Re: How to get this to an lalr(1) grammar? jholland@world.std.com (1994-08-22) |

Re: How to get this to an lalr(1) grammar? pjj@cs.man.ac.uk (1994-08-28) |

How to get this to an lalr(1) grammar? mph@zdenka.demon.co.uk (1994-08-28) |

Re: How to get this to an lalr(1) grammar? mickunas@mickunas.cs.uiuc.edu (1994-09-10) |

Re: How to get this to an lalr(1) grammar? dekker@dutiag.twi.tudelft.nl (1994-09-14) |

Re: How to get this to an lalr(1) grammar? mark@omnifest.uwm.edu (Mark Hopkins) (1994-10-09) |

Newsgroups: | comp.compilers |

From: | mickunas@mickunas.cs.uiuc.edu (Dennis Mickunas) |

Keywords: | parse, LALR |

Organization: | University of Illinois at Urbana |

References: | 94-08-137 |

Date: | Sat, 10 Sep 1994 00:34:13 GMT |

Mark_Tarrabain@mindlink.bc.ca (Mark Tarrabain) writes:

*> Hi.
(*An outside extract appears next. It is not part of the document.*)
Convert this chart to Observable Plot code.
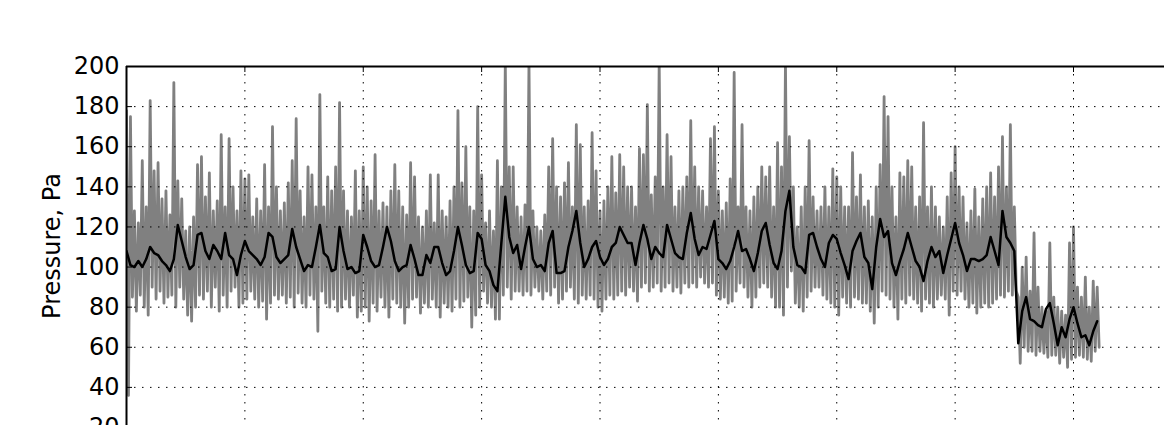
<!DOCTYPE html>
<html><head><meta charset="utf-8">
<script src="https://cdn.jsdelivr.net/npm/d3@7"></script>
<script src="https://cdn.jsdelivr.net/npm/@observablehq/plot@0.6"></script>
<style>html,body{margin:0;padding:0;background:#fff;overflow:hidden}</style>
</head><body><div id="chart"></div>
<script>
// samples per x-grid unit
const rawPerUnit = 60;
const smoothPerUnit = 30;

// raw pressure (grey), one row per grid interval
const rawPressure = [
 178,36,175,85,128,78,122,86,153,80,130,76,183,90,148,84,152,88,134,82,138,85,126,86,192,80,143,90,134,84,118,76,120,73,125,80,151,86,155,84,135,88,147,80,128,90,133,78,166,86,130,80,164,88,140,90,128,80,148,82,
 144,84,146,88,125,84,134,80,128,83,151,74,130,82,170,86,140,84,128,86,132,82,142,85,153,80,174,87,138,82,125,80,150,86,146,84,130,68,186,88,130,82,145,80,138,84,150,78,182,80,138,84,128,80,125,86,148,75,128,78,
 150,80,140,73,133,82,156,78,128,85,132,80,130,75,138,84,151,82,138,80,130,72,126,80,152,84,145,85,125,77,120,82,128,80,146,84,122,80,146,75,128,82,125,80,133,78,140,84,178,80,142,83,160,85,130,70,128,76,180,80,
 146,88,122,82,128,80,118,74,153,74,140,86,202,90,150,84,150,88,130,88,125,86,131,88,202,86,128,90,120,88,118,84,126,88,150,86,164,90,140,82,135,84,142,88,152,90,130,84,171,82,161,86,130,84,133,86,167,84,148,80,
 128,78,133,84,140,86,155,84,137,86,156,88,150,86,140,90,140,88,130,83,159,90,156,92,181,88,136,90,145,92,202,88,140,90,166,92,155,88,130,90,138,87,140,92,145,90,173,92,150,90,140,95,138,92,130,90,164,92,170,86,
 138,84,128,85,132,82,144,83,197,88,130,92,171,90,130,85,128,80,135,85,140,90,150,92,145,90,150,85,130,80,162,80,150,76,202,90,165,98,140,82,120,80,130,78,140,85,163,88,135,90,128,90,130,86,140,84,130,82,149,80,
 145,76,140,85,130,82,130,80,157,85,135,84,146,82,130,82,133,78,125,72,140,80,151,88,185,86,175,84,140,80,125,74,147,84,145,82,153,86,150,84,130,82,135,78,172,84,130,82,140,80,130,84,125,86,120,84,135,76,147,88,
 160,86,140,88,135,84,122,80,128,82,139,77,125,80,134,82,140,80,147,82,135,84,150,86,165,85,140,88,171,86,130,88,85,52,100,60,105,58,88,58,117,56,90,58,80,57,78,55,112,56,85,56,80,52,78,55,76,50,112,54,
 120,55,90,56,85,55,95,54,80,53,93,58,90,60
];

// smoothed pressure (black), one row per grid interval
const smoothPressure = [
 108,101,100,103,100,104,110,107,106,103,101,98,104,121,113,105,99,101,116,117,108,104,111,108,104,117,106,104,96,106,
 113,108,106,104,101,105,117,115,105,102,104,106,119,110,104,98,101,100,110,121,107,105,98,99,120,108,99,100,97,98,
 116,110,103,100,101,110,120,113,103,98,100,101,111,104,96,96,106,102,110,110,102,96,98,108,120,111,101,97,98,117,
 114,101,98,91,88,112,135,115,107,111,99,110,120,104,100,101,98,112,118,97,97,98,110,118,128,112,100,104,110,113,
 105,101,104,110,112,120,116,112,112,101,112,121,114,104,110,107,105,121,114,107,105,104,117,127,114,106,110,109,116,123,
 104,102,99,103,110,118,108,109,104,98,107,118,122,111,102,99,108,128,138,110,101,100,97,116,117,110,104,100,112,116,
 114,107,101,94,108,113,117,105,102,89,110,124,115,118,102,96,103,109,117,110,103,100,93,103,110,105,108,97,106,114,
 122,112,106,98,104,104,103,104,106,115,108,101,128,115,112,108,62,78,85,74,73,71,70,79,82,72,61,70,65,74,
 80,72,65,66,61,68,73
];

const yTicks = [20, 40, 60, 80, 100, 120, 140, 160, 180, 200];
const xTicks = [0, 1, 2, 3, 4, 5, 6, 7, 8];
const yLabel = "Pressure, Pa";

const raw = rawPressure.map((p, i) => ({t: i / rawPerUnit, p}));
const smooth = smoothPressure.map((p, i) => ({t: i / smoothPerUnit, p}));

const W = 1164, H = 425, ML = 126, MT = 66, UNIT = 118.375;
const dotted = {stroke: "black", strokeOpacity: 1, strokeWidth: 1, strokeDasharray: "1.5,6.5"};

const chart = Plot.plot({
  width: W, height: H,
  marginLeft: ML, marginTop: MT, marginRight: 0, marginBottom: 0,
  style: {fontFamily: "DejaVu Sans", fontSize: "24px", background: "white", color: "black", overflow: "hidden"},
  x: {domain: [0, 9], range: [ML, ML + 9 * UNIT], axis: null},
  y: {domain: [20, 200], range: [427, MT], axis: null},
  marks: [
    Plot.line(raw, {x: "t", y: "p", stroke: "#808080", strokeWidth: 2.8, strokeLinejoin: "round", clip: true}),
    Plot.line(smooth, {x: "t", y: "p", stroke: "black", strokeWidth: 2.5, clip: true}),
    Plot.gridY(yTicks.slice(1, -1), dotted),
    Plot.gridX(xTicks.slice(1), dotted),
    Plot.tickY(yTicks, {y: d => d, stroke: "black", strokeWidth: 1, insetRight: W - ML - 6}),
    Plot.tickX(xTicks, {x: d => d, stroke: "black", strokeWidth: 1, insetBottom: H - MT - 6}),
    Plot.ruleY([200], {stroke: "black", strokeWidth: 2}),
    Plot.ruleX([0], {stroke: "black", strokeWidth: 2}),
    Plot.axisY(yTicks, {tickSize: 0, tickPadding: 7, fontSize: 24, label: null}),
    Plot.text([yLabel], {text: d => d, frameAnchor: "left", textAnchor: "middle", rotate: -90, dx: -74, fontSize: 24, fill: "black"})
  ]
});
document.getElementById("chart").appendChild(chart);
</script>
</body></html>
I've been trying to figure out how to make a certain grammar*

*>lalr(1). Or at least create an equivalent lalr(1) grammar that parses the*

*>same language. I'm not having much luck with it, so I thought I'd see if*

*>anybody else could figure it out. Here's the grammar as it presently*

*>exists (21 rules):*

*> s -> c*

*> s -> s t c*

*> c -> V n p*

*> a -> A*

*> a -> C o*

*> o -> /* empty */*

*> o -> A*

*> t -> T*

*> t -> D*

*> t -> a u*

*> u -> /* empty */*

*> u -> T*

*> n -> /* empty */*

*> n -> L b*

*> n -> q*

*> q -> N*

*> q -> q a N*

*> b -> /* empty */*

*> b -> B q*

*> p -> /* empty */*

*> p -> P N*

*> Capital letters denote terminals, lower case letters nonterminals. The*

*>language and grammar are very evidently LR(2). If my understanding is*

*>correct, it should be possible to simplify it to LR(1), perhaps even*

*>LALR(1).*

It's little wonder that you're having difficulty transforming the

grammar from LR(2) to LR(1), since it is not LR(2) to begin with. To

see this, note that the strings "V N C A V" and "V N C A N" have the

following parses:

^VNCAV shift

V^NCAV shift

VN^CAV reduce q->N

Vq^CAV reduce n->q

Vn^CAV reduce p->/* empty */

Vnp^CAV reduce c->Vnp

c^CAV reduce s->c

s^CAV shift

sC^AV shift

sCA^V reduce o->A

sCo^V reduce a->Co

sa^V reduce u->/* empty */

sau^V reduce t->au

st^V shift

stV^ reduce n->/* empty */

stVn^ reduce p->/* empty */

stVnp^ reduce c->Vnp

stc^ reduce s->stc

s^ accept

and

^VNCAN shift

V^NCAN shift

VN^CAN reduce q->N

Vq^CAN shift

VqC^AN shift

VqCA^N reduce o->A

VqCo^N reduce a->Co

Vqa^N shift

VqaN^ reduce q->qaN

Vq^ reduce n->q

Vn^ reduce p->/* empty */

Vnp^ reduce c->Vnp

c^ reduce s->c

s^ accept

Notice that with the sentential forms

Vq^CAV (reduce n->q)

and

Vq^CAN (shift)

it is not possible to resolve the shift-reduce conflict with merely 2

symbol look-ahead. Thus the grammar is at best LR(3).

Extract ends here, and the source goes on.